Ouya Fails to Restructure Debt, Puts Itself Up for Sale
Nearly two years ago, I said that the Ouya could become the next Atari Jaguar. That system lasted about three years. The Ouya, for as much promise as it held, might not even get that far; Fortune is reporting that Ouya has found itself unable to restructure its debt, and as a result, the company needs to “quickly” find itself a buyer.
Fortune goes on to say that Mesa Global — the company that facilitated the sale of Songza to Google last summer — has been hired to locate a match for Ouya. That match, of course, will need to take on Ouya and also accept responsibility for the company’s debt. And I would be utterly shocked if that occurs.
Can you blame me, though? After all, this isn’t the first time Ouya has reportedly put itself up for sale — Re/code reported back in September that the company was shopping itself around, and the report suggested that the company had been in contact with some big names, like Google and Amazon. But seven months is a long time in the tech space, and Ouya hasn’t exactly been trending upward since then.
The closest fit for Ouya would probably be Amazon, and a portion of a leaked memo from Ouya CEO Julie Uhrman seems to share that sentiment:
We believe we’ve built something real and valuable. I continue to read the tweets and emails of our fans who play OUYA every day, and our catalog is now over 1,000 apps and 40,000 developers. We have the largest library of Android content for the TV (still more than Amazon) — hells ya!
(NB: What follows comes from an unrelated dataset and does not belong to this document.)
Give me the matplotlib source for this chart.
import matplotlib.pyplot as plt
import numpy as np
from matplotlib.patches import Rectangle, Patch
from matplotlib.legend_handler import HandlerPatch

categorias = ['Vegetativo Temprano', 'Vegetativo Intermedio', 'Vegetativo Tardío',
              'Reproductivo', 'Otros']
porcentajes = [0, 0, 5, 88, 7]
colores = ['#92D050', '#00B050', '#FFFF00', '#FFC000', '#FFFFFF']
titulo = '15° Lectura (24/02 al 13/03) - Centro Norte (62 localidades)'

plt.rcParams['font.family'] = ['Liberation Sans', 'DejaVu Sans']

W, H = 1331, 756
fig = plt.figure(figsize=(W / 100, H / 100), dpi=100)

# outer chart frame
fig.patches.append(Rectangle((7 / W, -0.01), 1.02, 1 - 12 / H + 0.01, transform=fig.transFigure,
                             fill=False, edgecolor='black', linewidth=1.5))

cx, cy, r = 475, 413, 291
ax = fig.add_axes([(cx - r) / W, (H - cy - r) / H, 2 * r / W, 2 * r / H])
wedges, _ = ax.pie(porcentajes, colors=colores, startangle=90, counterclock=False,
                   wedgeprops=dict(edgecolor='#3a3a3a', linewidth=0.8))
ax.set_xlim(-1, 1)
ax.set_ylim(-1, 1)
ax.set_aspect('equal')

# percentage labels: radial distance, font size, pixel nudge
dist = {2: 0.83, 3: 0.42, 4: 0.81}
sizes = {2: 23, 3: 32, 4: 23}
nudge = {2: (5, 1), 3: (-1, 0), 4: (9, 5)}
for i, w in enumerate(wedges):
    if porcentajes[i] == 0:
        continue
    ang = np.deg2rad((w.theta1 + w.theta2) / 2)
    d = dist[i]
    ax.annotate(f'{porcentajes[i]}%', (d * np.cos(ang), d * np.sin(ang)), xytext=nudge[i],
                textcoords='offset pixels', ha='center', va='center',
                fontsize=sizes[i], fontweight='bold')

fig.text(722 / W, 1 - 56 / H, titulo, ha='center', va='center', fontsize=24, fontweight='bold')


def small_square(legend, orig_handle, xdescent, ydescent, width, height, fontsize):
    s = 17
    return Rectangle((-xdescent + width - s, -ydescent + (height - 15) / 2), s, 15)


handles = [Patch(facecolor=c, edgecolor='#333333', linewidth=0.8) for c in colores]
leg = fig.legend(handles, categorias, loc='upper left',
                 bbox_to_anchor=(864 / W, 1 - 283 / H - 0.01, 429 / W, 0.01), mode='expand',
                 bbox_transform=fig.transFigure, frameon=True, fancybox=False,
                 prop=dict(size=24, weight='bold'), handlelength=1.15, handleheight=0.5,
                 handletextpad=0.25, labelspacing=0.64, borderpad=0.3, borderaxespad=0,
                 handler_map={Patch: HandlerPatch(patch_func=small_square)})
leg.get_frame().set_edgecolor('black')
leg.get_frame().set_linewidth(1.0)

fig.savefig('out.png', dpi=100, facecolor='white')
If that isn’t a veiled pitch to Amazon, I don’t know what is. The company’s Fire TV product, also based on a fork of Android, does cross over into the space that Ouya occupies. The problem is, Amazon does hardware and software better than Ouya, and the larger library Ouya enjoys will eventually be dwarfed by Amazon’s, because Amazon has the money to make that happen.
So what happens if Ouya doesn’t find a buyer? It likely enters bankruptcy, and some companies swoop in to pick at any of the company’s perceived assets. There is a patent I find very interesting — one for an integrated touchpad on a game controller, but Sony seems to have one that predates that.